### Written instruction
Copy out each line below that has the word "this" in it.
--- Items ---
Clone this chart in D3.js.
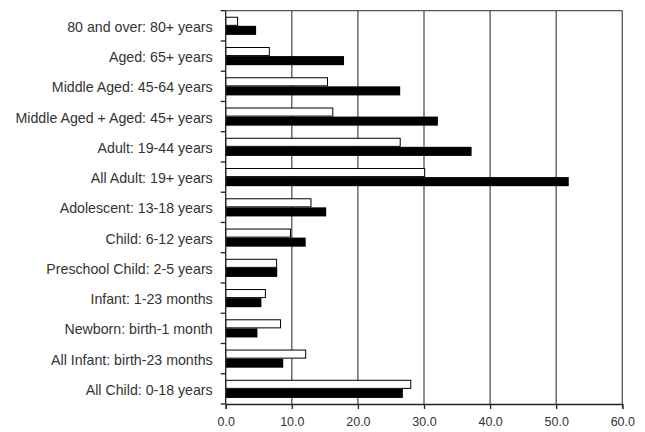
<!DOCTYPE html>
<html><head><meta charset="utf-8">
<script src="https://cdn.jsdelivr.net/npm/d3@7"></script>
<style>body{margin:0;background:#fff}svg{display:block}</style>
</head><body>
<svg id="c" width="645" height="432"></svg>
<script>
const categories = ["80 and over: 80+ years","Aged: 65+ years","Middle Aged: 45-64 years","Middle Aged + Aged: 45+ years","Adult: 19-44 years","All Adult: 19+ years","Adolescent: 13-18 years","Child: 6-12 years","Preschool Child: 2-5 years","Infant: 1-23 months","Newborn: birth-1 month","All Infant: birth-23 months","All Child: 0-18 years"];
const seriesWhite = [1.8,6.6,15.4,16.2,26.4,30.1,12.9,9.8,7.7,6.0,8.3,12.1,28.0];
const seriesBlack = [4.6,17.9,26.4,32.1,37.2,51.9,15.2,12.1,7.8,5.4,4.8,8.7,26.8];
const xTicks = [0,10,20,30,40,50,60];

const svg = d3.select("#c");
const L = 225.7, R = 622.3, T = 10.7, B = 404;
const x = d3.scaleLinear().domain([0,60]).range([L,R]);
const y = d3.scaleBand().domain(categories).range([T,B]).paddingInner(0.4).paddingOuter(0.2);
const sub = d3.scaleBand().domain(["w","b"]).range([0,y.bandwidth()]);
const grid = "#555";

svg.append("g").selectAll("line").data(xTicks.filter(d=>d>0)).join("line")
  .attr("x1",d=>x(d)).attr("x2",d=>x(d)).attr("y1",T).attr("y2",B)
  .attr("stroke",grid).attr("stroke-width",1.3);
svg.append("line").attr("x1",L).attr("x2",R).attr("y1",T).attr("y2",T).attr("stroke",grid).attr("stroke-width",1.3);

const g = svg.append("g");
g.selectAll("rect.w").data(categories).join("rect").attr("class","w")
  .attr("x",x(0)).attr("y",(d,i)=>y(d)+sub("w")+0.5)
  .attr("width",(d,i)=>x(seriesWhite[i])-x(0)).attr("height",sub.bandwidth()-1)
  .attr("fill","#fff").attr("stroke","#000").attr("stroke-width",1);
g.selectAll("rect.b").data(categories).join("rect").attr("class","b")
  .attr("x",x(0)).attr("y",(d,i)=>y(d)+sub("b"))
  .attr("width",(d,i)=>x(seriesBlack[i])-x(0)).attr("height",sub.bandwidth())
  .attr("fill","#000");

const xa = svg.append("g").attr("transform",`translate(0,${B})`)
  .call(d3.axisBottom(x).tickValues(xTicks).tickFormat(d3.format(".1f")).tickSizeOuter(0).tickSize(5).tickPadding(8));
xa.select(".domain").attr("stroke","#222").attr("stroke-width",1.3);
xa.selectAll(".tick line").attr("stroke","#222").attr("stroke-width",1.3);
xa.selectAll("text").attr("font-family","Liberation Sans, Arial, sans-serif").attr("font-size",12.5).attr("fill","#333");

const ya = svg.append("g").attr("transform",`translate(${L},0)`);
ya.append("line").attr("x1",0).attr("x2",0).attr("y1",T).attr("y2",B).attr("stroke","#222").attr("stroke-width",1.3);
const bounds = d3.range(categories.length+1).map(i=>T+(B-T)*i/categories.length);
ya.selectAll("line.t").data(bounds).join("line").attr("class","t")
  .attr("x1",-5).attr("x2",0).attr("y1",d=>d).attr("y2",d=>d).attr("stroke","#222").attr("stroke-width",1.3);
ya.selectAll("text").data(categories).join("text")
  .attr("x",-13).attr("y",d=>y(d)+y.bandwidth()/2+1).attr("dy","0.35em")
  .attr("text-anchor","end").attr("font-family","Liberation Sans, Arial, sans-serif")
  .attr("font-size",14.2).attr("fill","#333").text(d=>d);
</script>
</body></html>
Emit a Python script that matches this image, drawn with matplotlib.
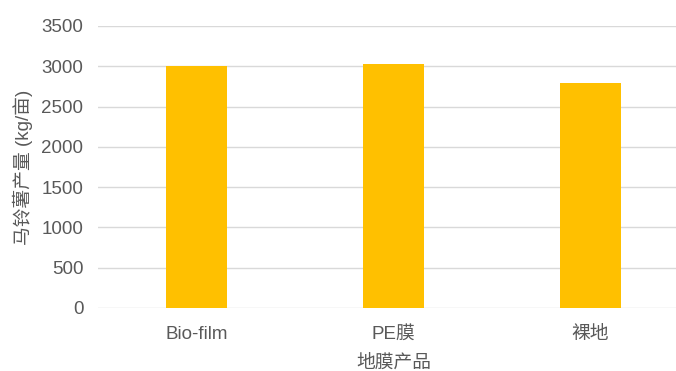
---
### Output
Clone this chart in D3.js.
Emit a Python script that matches this image, drawn with matplotlib.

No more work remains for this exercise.